Marco Damilano (Roma, 1968), figlio di padre piemontese e madre irpina, allievo dello storico Pietro Scoppola, nel 1991 si laurea in storia contemporanea presso la facoltà di Scienze Politiche dell’Università La Sapienza di Roma con una tesi su televisione italiana e politica negli anni Cinquanta e Sessanta del Novecento. Ha successivamente conseguito un dottorato di ricerca in Storia dell’Italia Contemporanea presso l’Università degli Studi ‘Roma Tre’.
Ha intrapreso la professione giornalistica nel 1995 come redattore di Segno Sette, Settimanale dell’Azione Cattolica. Ha collaborato con Diario e Sette, Magazine del Corriere della Sera.
Dal 2001 è cronista politico e parlamentare de L’Espresso, di cui diventa prima vicedirettore nel 2015 e poi direttore nel 2017.
Era ospite fisso della trasmissione Gazebo, condotta da Diego Bianchi (in arte Zoro) su Rai 3 e lo è tuttora della trasmissione Propaganda Live, anch’essa di Diego Bianchi, in onda su LA7. È inoltre opinionista dei programmi politici di LA7.
E’ coautore del soggetto e della sceneggiatura del film Piovono Mucche, che racconta in chiave umoristica la vita di un gruppo di obiettori di coscienza in una comunità di disabili, insignito del Premio Salinas 1996 come miglior soggetto e migliore sceneggiatura.
Pubblicazioni
- Il Partito di Dio: la nuova galassia dei cattolici italiani (Einaudi 2006).
- Democristiani immaginari: tutto quello che c’è da sapere sulla Balena Bianca (Vallecchi 2006).
- Veltroni il piccolo principe , con Mariagrazia Gerina e Fabio Martini (Sperling e Kupfer, 2007)
- Lost in Pd (Sperling e Kupfer, 2009)
- Eutanasia di un potere.
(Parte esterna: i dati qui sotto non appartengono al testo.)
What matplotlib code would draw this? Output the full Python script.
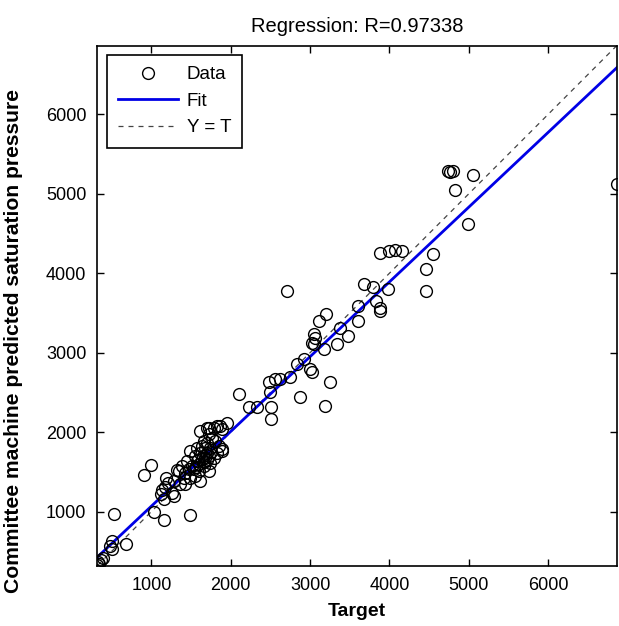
import numpy as np
from matplotlib import pyplot as plt

plt.rcParams['font.family'] = ['Liberation Sans', 'DejaVu Sans']

# values
target = [320, 340, 330, 360, 390, 474, 504, 504, 533, 685,
          903, 996, 1038, 1155, 1122, 1155, 1261, 1189, 1206, 1483,
          1618, 1723, 1828, 1955, 1891, 1723, 1660, 1576, 1492, 1639,
          1807, 1744, 1891, 1555, 1450, 1387, 1324, 1513, 1597, 1660,
          1555, 1618, 1408, 1281, 1177, 1135, 1281, 1366, 1429, 1471,
          1345, 1702, 1786, 1681, 1744, 1576, 1828, 1765, 1702, 1618,
          1849, 1534, 1723, 1492, 1429, 1870, 1786, 1702, 1650, 1700,
          1600, 1750, 1680, 1640, 1720, 1560, 1660, 1891,
          2101, 2227, 2333, 2479, 2501, 2509, 2509, 2564, 2627, 2744, 2715,
          2837, 2921, 2871, 2997, 3026, 3248, 3194, 3047, 3068, 3026,
          3047, 3173, 3110, 3207, 3383, 3475, 3342,
          3607, 3607, 3677, 3796, 3980, 3825, 3879, 3879, 3888, 3992,
          4068, 4153, 4459, 4459, 4552, 4745, 4770, 4800, 4821, 4989,
          5057, 6866]
output = [330, 340, 360, 390, 410, 568, 631, 526, 975, 597,
          1462, 1588, 1000, 895, 1219, 1156, 1239, 1428, 1365, 955,
          2016, 2058, 2079, 2121, 2038, 1975, 1890, 1806, 1764, 1827,
          1890, 1806, 1786, 1701, 1639, 1576, 1521, 1576, 1513, 1576,
          1450, 1387, 1428, 1387, 1311, 1270, 1198, 1345, 1491, 1534,
          1513, 1743, 1680, 1680, 1617, 1639, 1743, 1932, 1869, 1743,
          1827, 1534, 1513, 1428, 1345, 2079, 2058, 2058, 1700, 1650,
          1600, 1750, 1800, 1660, 1700, 1560, 1620, 1764,
          2479, 2319, 2310, 2625, 2499, 2310, 2164, 2667, 2667, 2696, 3777,
          2856, 2919, 2445, 2793, 2751, 2634, 2331, 3234, 3191, 3128,
          3108, 3045, 3402, 3486, 3309, 3213, 3108,
          3591, 3402, 3864, 3830, 3801, 3654, 3569, 3519, 4258, 4275,
          4292, 4275, 4060, 3771, 4242, 5290, 5270, 5290, 5055, 4620,
          5240, 5130]
fit_slope = 0.941
fit_intercept = 127
r_value = 0.97338
axis_min = 320
axis_max = 6866
ticks = [1000, 2000, 3000, 4000, 5000, 6000]


def chart():
    fig = plt.figure(figsize=(6.19, 6.26), dpi=100)
    ax = fig.add_axes([0.1575, 0.0966, 0.8388, 0.8304])

    ends = np.array([axis_min, axis_max])
    ax.plot(target, output, 'o', mfc='none', mec='black', ms=8.5, mew=1.0,
            label='Data', zorder=3)
    ax.plot(ends, fit_slope * ends + fit_intercept, color='#0000e6', lw=2,
            label='Fit', zorder=2)
    ax.plot(ends, ends, '--', color='#444444', lw=0.9, dashes=(4, 4),
            label='Y = T', zorder=1)

    ax.set_xlim(axis_min, axis_max)
    ax.set_ylim(axis_min, axis_max)
    ax.set_xticks(ticks)
    ax.set_yticks(ticks)
    ax.tick_params(direction='in', top=True, right=True, length=5, width=1,
                   labelsize=13, pad=8)
    for sp in ax.spines.values():
        sp.set_linewidth(1.2)

    leg = ax.legend(loc='upper left', fontsize=13.5, fancybox=False,
                    edgecolor='black', framealpha=1, handlelength=3.2,
                    handletextpad=0.45, borderaxespad=0.5, borderpad=0.6,
                    labelspacing=0.5)
    leg.get_frame().set_linewidth(1.2)

    fig.text(357 / 619, 1 - 26 / 626, f'Regression: R={r_value}',
             ha='center', va='center', fontsize=14.5)
    fig.text(357 / 619, 1 - 611 / 626, 'Target', ha='center', va='center',
             fontsize=14, fontweight='bold')
    fig.text(14 / 619, 1 - 341 / 626,
             'Committee machine predicted saturation pressure',
             ha='center', va='center', rotation=90, fontsize=15.2,
             fontweight='bold')

    fig.savefig('out.png', dpi=100)


if __name__ == '__main__':
    chart()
Storia politica d’Italia da Tangentopoli alla seconda Repubblica (Laterza 2012)
- Chi ha sbagliato più forte. Le vittorie, le cadute, I duelli dall’Ulivo al PD (Laterza, 2013)
- La Repubblica del selfie. Dalla meglio gioventù a Matteo Renzi (Rizzoli, 2015)
- Ha curato Missione incompiuta. Intervista su politica e democrazia di Romano Prodi (Laterza, 2015).
- Processo al nuovo (Laterza, 2017)
L’ultima sua opera: Un atomo di verità. Aldo Moro e la fine della politica in Italia
“Via Fani è stato il luogo del nostro destino. La Dallas italiana, I nostri Twin Towers. Nel 1978, l’anno di mezzo tra il ’68 e l’89. Tra il bianco e il nero e il colore. Lo spartiacque tra diverse generazioni che cresceranno tra il prima e il dopo: il tutto della politica – gli ideali e il sangue – e il suo nulla.”
Il sequestro di Aldo Moro ha segnato la fine della Repubblica dei partiti. Marco Damilano torna su quell’istante, le nove del mattino del 16 marzo 1978, in cui il presidente della Dc fu rapito e gli uomini della sua scorta massacrati. Fu l’inizio di un dramma nazionale e di una lunga rimozione.
Un viaggio nella memoria personale e collettiva, nei luoghi, nelle correlazioni con altri protagonisti di quegli anni come Sciascia e Pasolini. Le carte personali di Moro rimaste finora inedite, le foto, i ritagli, gli scambi epistolari con politici, intellettuali, giornalisti, persone comuni.
La ricostruzione della sua strategia e della sua umanità, strappata all’immagine di prigioniero delle Brigate Rosse e restituita al ruolo politico di chi aveva capito meglio di tutti l’Italia, “il paese dalla passionalità intensa e dalle strutture fragili”, e la debolezza del potere.
Dopo l’assassinio di Moro, il 9 maggio, al termine di 55 giorni di tragedia, sono arrivate la morte di Berlinguer, la dissoluzione della Dc, Tangentopoli e la latitanza di Craxi in Tunisia. Fino all’ultima stagione, con la politica che da orizzonte di senso per milioni di italiani si è fatta narcisismo e nichilismo, cedendo alla paura e alla rabbia.
Per questo la voce di Moro parla ancora, come aveva previsto lui stesso: “Io ci sarò come un punto irriducibile di contestazione e alternativa”.